Supplied information.
───

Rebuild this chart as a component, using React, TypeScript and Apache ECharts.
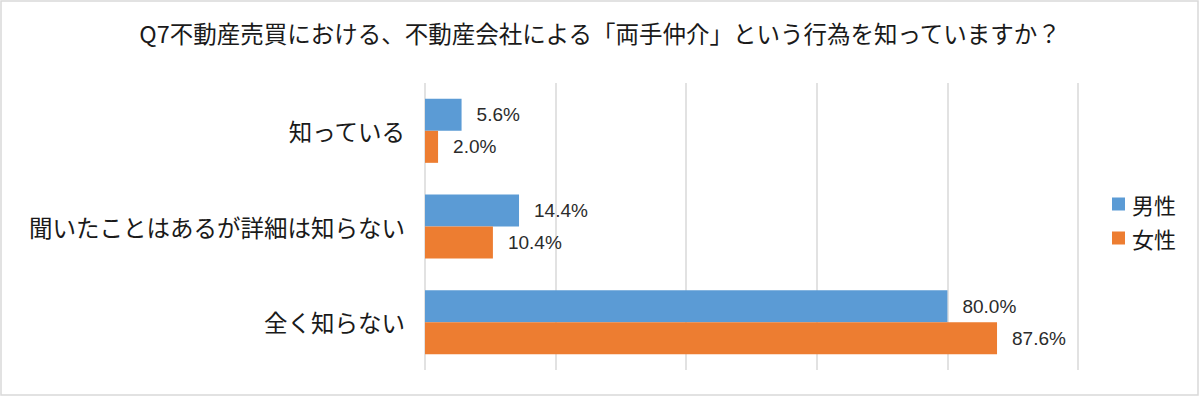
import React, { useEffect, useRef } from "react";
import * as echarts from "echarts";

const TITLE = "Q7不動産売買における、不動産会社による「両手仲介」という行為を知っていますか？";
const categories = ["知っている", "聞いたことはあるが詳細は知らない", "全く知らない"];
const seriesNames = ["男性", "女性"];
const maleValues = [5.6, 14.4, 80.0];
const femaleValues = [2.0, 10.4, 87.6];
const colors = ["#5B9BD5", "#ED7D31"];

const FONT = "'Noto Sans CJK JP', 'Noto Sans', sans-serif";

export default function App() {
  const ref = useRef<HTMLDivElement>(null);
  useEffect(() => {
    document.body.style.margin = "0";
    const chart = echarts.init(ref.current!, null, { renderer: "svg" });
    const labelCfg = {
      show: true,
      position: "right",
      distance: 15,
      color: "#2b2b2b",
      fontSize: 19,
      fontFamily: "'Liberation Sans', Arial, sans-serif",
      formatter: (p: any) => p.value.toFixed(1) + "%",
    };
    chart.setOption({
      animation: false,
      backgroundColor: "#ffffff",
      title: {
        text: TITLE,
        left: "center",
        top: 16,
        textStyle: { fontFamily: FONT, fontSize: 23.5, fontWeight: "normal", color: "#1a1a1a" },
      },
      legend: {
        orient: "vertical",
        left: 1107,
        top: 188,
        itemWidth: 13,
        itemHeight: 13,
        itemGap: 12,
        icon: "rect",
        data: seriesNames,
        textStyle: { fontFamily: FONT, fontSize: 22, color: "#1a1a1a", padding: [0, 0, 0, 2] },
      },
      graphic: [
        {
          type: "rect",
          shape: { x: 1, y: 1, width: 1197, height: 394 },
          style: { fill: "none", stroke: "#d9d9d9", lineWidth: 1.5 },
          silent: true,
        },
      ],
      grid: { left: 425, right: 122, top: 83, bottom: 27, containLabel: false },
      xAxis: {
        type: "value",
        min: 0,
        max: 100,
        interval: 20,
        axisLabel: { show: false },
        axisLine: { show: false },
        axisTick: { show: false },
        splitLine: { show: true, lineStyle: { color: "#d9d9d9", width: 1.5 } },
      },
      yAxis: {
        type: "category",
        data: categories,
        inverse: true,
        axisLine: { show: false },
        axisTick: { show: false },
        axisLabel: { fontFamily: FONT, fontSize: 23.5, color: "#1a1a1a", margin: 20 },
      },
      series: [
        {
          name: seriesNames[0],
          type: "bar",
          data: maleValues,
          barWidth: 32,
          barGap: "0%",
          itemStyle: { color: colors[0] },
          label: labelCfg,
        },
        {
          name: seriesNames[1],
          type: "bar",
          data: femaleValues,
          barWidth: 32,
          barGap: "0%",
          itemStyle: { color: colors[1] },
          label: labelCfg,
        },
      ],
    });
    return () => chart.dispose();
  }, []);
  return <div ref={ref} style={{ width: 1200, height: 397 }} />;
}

───

Directions.
Write down every line from the opening of the listing to the line with "import * as", both included, and nothing else; the pictures are omitted.

The output.
Rebuild this chart as a component, using React, TypeScript and Apache ECharts.
import React, { useEffect, useRef } from "react";
import * as echarts from "echarts";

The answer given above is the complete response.